>>>

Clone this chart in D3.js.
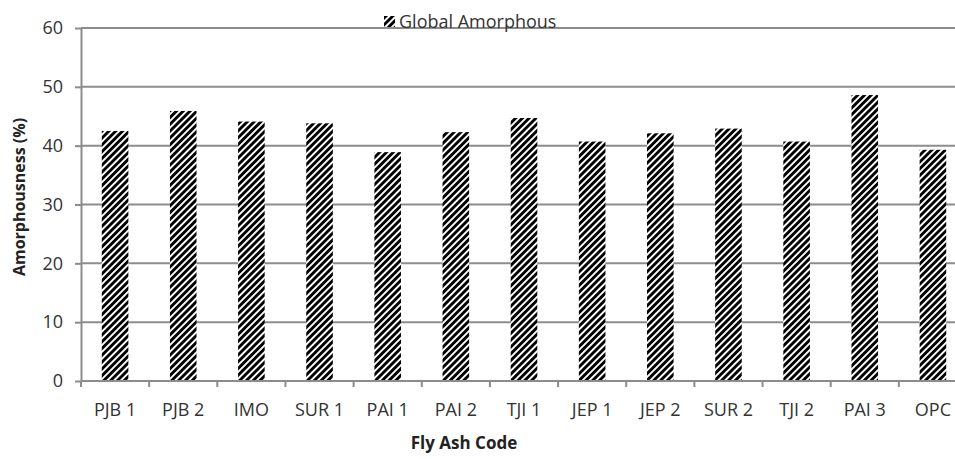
<!DOCTYPE html>
<html>
<head>
<meta charset="utf-8">
<script src="https://cdn.jsdelivr.net/npm/d3@7"></script>
<style>
  body { margin: 0; background: #fff; }
  svg { display: block; font-family: "Open Sans", Lato, sans-serif; }
</style>
</head>
<body>
<div class="bar-chart"></div>
<script>
// data
const categories = ['PJB 1','PJB 2','IMO','SUR 1','PAI 1','PAI 2','TJI 1','JEP 1','JEP 2','SUR 2','TJI 2','PAI 3','OPC'];
const amorphous = [42.5, 45.9, 44.1, 43.8, 38.9, 42.3, 44.7, 40.7, 42.1, 42.9, 40.7, 48.6, 39.3];
const yTicks = [0, 10, 20, 30, 40, 50, 60];
const seriesName = 'Global Amorphous';

setupCanvas();

function setupCanvas(){
    const svg_width = 955;
    const svg_height = 459;
    // plot runs a little past the right edge, like the cropped source
    const margin = {top: 28, right: -12, bottom: 78, left: 81};
    const chart_width = svg_width - (margin.left + margin.right);
    const chart_height = svg_height - (margin.top + margin.bottom);

    const svg = d3.select('.bar-chart').append('svg')
        .attr('width', svg_width).attr('height', svg_height);

    // diagonal stripe fill
    const defs = svg.append('defs');
    defs.append('pattern').attr('id','stripes')
        .attr('patternUnits','userSpaceOnUse')
        .attr('width', 4.8).attr('height', 4.8)
        .attr('patternTransform','rotate(45)')
        .call(p => {
            p.append('rect').attr('width',4.8).attr('height',4.8).attr('fill','#fff');
            p.append('rect').attr('width',2.9).attr('height',4.8).attr('fill','#000');
        });

    const g = svg.append('g').attr('transform', `translate(${margin.left},${margin.top})`);

    const xScale = d3.scaleBand().domain(categories).range([0, chart_width]).paddingInner(0.61).paddingOuter(0.305);
    const xEdge = d3.scaleLinear().domain([0, categories.length]).range([0, chart_width]);
    const yScale = d3.scaleLinear().domain([0, 60]).range([chart_height, 0]);

    // gridlines
    g.append('g').attr('class','grid')
        .selectAll('line').data(yTicks.filter(d => d > 0)).enter()
        .append('line')
        .attr('x1', 0).attr('x2', chart_width)
        .attr('y1', d => yScale(d)).attr('y2', d => yScale(d))
        .style('stroke', '#8c8c8c').style('stroke-width', 2);

    // bars
    g.append('g').attr('class','bars')
        .selectAll('rect').data(amorphous).enter()
        .append('rect')
        .attr('x', (d,i) => xScale(categories[i]))
        .attr('width', xScale.bandwidth())
        .attr('y', d => yScale(d))
        .attr('height', d => chart_height - yScale(d))
        .attr('fill', 'url(#stripes)');

    // y axis
    const yAxis = d3.axisLeft(yScale).tickValues(yTicks).tickSizeInner(6).tickSizeOuter(0).tickPadding(12);
    const yG = g.append('g').attr('class','y axis').call(yAxis);
    yG.select('.domain').style('stroke','#8c8c8c').style('stroke-width',2);
    yG.selectAll('.tick line').style('stroke','#8c8c8c').style('stroke-width',2);
    yG.selectAll('text').style('font-size','18px').style('font-family','"Open Sans", sans-serif').style('fill','#333');

    // x axis, ticks on category boundaries
    const xG = g.append('g').attr('class','x axis').attr('transform', `translate(0,${chart_height})`);
    xG.append('line').attr('x1',0).attr('x2',chart_width)
        .style('stroke','#8c8c8c').style('stroke-width',2);
    xG.selectAll('.edge').data(d3.range(categories.length + 1)).enter()
        .append('line').attr('class','edge')
        .attr('x1', d => xEdge(d)).attr('x2', d => xEdge(d))
        .attr('y1', 0).attr('y2', 6)
        .style('stroke','#8c8c8c').style('stroke-width',2);
    xG.selectAll('.label').data(categories).enter()
        .append('text').attr('class','label')
        .attr('x', d => xScale(d) + xScale.bandwidth()/2)
        .attr('y', 35)
        .attr('text-anchor','middle')
        .style('font-size','18px').style('fill','#333')
        .text(d => d);

    // axis titles
    svg.append('text')
        .attr('transform', 'translate(25,197) rotate(-90)')
        .attr('text-anchor','middle')
        .style('font-size','16px').style('font-weight','bold').style('fill','#222')
        .text('Amorphousness (%)');
    svg.append('text')
        .attr('x', 464).attr('y', 449)
        .attr('text-anchor','middle')
        .style('font-size','17px').style('font-weight','bold').style('fill','#222')
        .text('Fly Ash Code');

    // legend
    const legend = svg.append('g').attr('class','legend').attr('transform','translate(384,16)');
    legend.append('rect').attr('width',11).attr('height',11).attr('fill','url(#stripes)');
    legend.append('text').attr('x',15).attr('y',12)
        .style('font-size','18px').style('fill','#333')
        .text(seriesName);
}
</script>
</body>
</html>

<<<

[Direction] Return each line exactly as written. Any picture gets left out.

[Written reply]
Clone this chart in D3.js.
<!DOCTYPE html>
<html>
<head>
<meta charset="utf-8">
<script src="https://cdn.jsdelivr.net/npm/d3@7"></script>
<style>
  body { margin: 0; background: #fff; }
  svg { display: block; font-family: "Open Sans", Lato, sans-serif; }
</style>
</head>
<body>
<div class="bar-chart"></div>
<script>
// data
const categories = ['PJB 1','PJB 2','IMO','SUR 1','PAI 1','PAI 2','TJI 1','JEP 1','JEP 2','SUR 2','TJI 2','PAI 3','OPC'];
const amorphous = [42.5, 45.9, 44.1, 43.8, 38.9, 42.3, 44.7, 40.7, 42.1, 42.9, 40.7, 48.6, 39.3];
const yTicks = [0, 10, 20, 30, 40, 50, 60];
const seriesName = 'Global Amorphous';

setupCanvas();

function setupCanvas(){
    const svg_width = 955;
    const svg_height = 459;
    // plot runs a little past the right edge, like the cropped source
    const margin = {top: 28, right: -12, bottom: 78, left: 81};
    const chart_width = svg_width - (margin.left + margin.right);
    const chart_height = svg_height - (margin.top + margin.bottom);

    const svg = d3.select('.bar-chart').append('svg')
        .attr('width', svg_width).attr('height', svg_height);

    // diagonal stripe fill
    const defs = svg.append('defs');
    defs.append('pattern').attr('id','stripes')
        .attr('patternUnits','userSpaceOnUse')
        .attr('width', 4.8).attr('height', 4.8)
        .attr('patternTransform','rotate(45)')
        .call(p => {
            p.append('rect').attr('width',4.8).attr('height',4.8).attr('fill','#fff');
            p.append('rect').attr('width',2.9).attr('height',4.8).attr('fill','#000');
        });

    const g = svg.append('g').attr('transform', `translate(${margin.left},${margin.top})`);

    const xScale = d3.scaleBand().domain(categories).range([0, chart_width]).paddingInner(0.61).paddingOuter(0.305);
    const xEdge = d3.scaleLinear().domain([0, categories.length]).range([0, chart_width]);
    const yScale = d3.scaleLinear().domain([0, 60]).range([chart_height, 0]);

    // gridlines
    g.append('g').attr('class','grid')
        .selectAll('line').data(yTicks.filter(d => d > 0)).enter()
        .append('line')
        .attr('x1', 0).attr('x2', chart_width)
        .attr('y1', d => yScale(d)).attr('y2', d => yScale(d))
        .style('stroke', '#8c8c8c').style('stroke-width', 2);

    // bars
    g.append('g').attr('class','bars')
        .selectAll('rect').data(amorphous).enter()
        .append('rect')
        .attr('x', (d,i) => xScale(categories[i]))
        .attr('width', xScale.bandwidth())
        .attr('y', d => yScale(d))
        .attr('height', d => chart_height - yScale(d))
        .attr('fill', 'url(#stripes)');

    // y axis
    const yAxis = d3.axisLeft(yScale).tickValues(yTicks).tickSizeInner(6).tickSizeOuter(0).tickPadding(12);
    const yG = g.append('g').attr('class','y axis').call(yAxis);
    yG.select('.domain').style('stroke','#8c8c8c').style('stroke-width',2);
    yG.selectAll('.tick line').style('stroke','#8c8c8c').style('stroke-width',2);
    yG.selectAll('text').style('font-size','18px').style('font-family','"Open Sans", sans-serif').style('fill','#333');

    // x axis, ticks on category boundaries
    const xG = g.append('g').attr('class','x axis').attr('transform', `translate(0,${chart_height})`);
    xG.append('line').attr('x1',0).attr('x2',chart_width)
        .style('stroke','#8c8c8c').style('stroke-width',2);
    xG.selectAll('.edge').data(d3.range(categories.length + 1)).enter()
        .append('line').attr('class','edge')
        .attr('x1', d => xEdge(d)).attr('x2', d => xEdge(d))
        .attr('y1', 0).attr('y2', 6)
        .style('stroke','#8c8c8c').style('stroke-width',2);
    xG.selectAll('.label').data(categories).enter()
        .append('text').attr('class','label')
        .attr('x', d => xScale(d) + xScale.bandwidth()/2)
        .attr('y', 35)
        .attr('text-anchor','middle')
        .style('font-size','18px').style('fill','#333')
        .text(d => d);

    // axis titles
    svg.append('text')
        .attr('transform', 'translate(25,197) rotate(-90)')
        .attr('text-anchor','middle')
        .style('font-size','16px').style('font-weight','bold').style('fill','#222')
        .text('Amorphousness (%)');
    svg.append('text')
        .attr('x', 464).attr('y', 449)
        .attr('text-anchor','middle')
        .style('font-size','17px').style('font-weight','bold').style('fill','#222')
        .text('Fly Ash Code');

    // legend
    const legend = svg.append('g').attr('class','legend').attr('transform','translate(384,16)');
    legend.append('rect').attr('width',11).attr('height',11).attr('fill','url(#stripes)');
    legend.append('text').attr('x',15).attr('y',12)
        .style('font-size','18px').style('fill','#333')
        .text(seriesName);
}
</script>
</body>
</html>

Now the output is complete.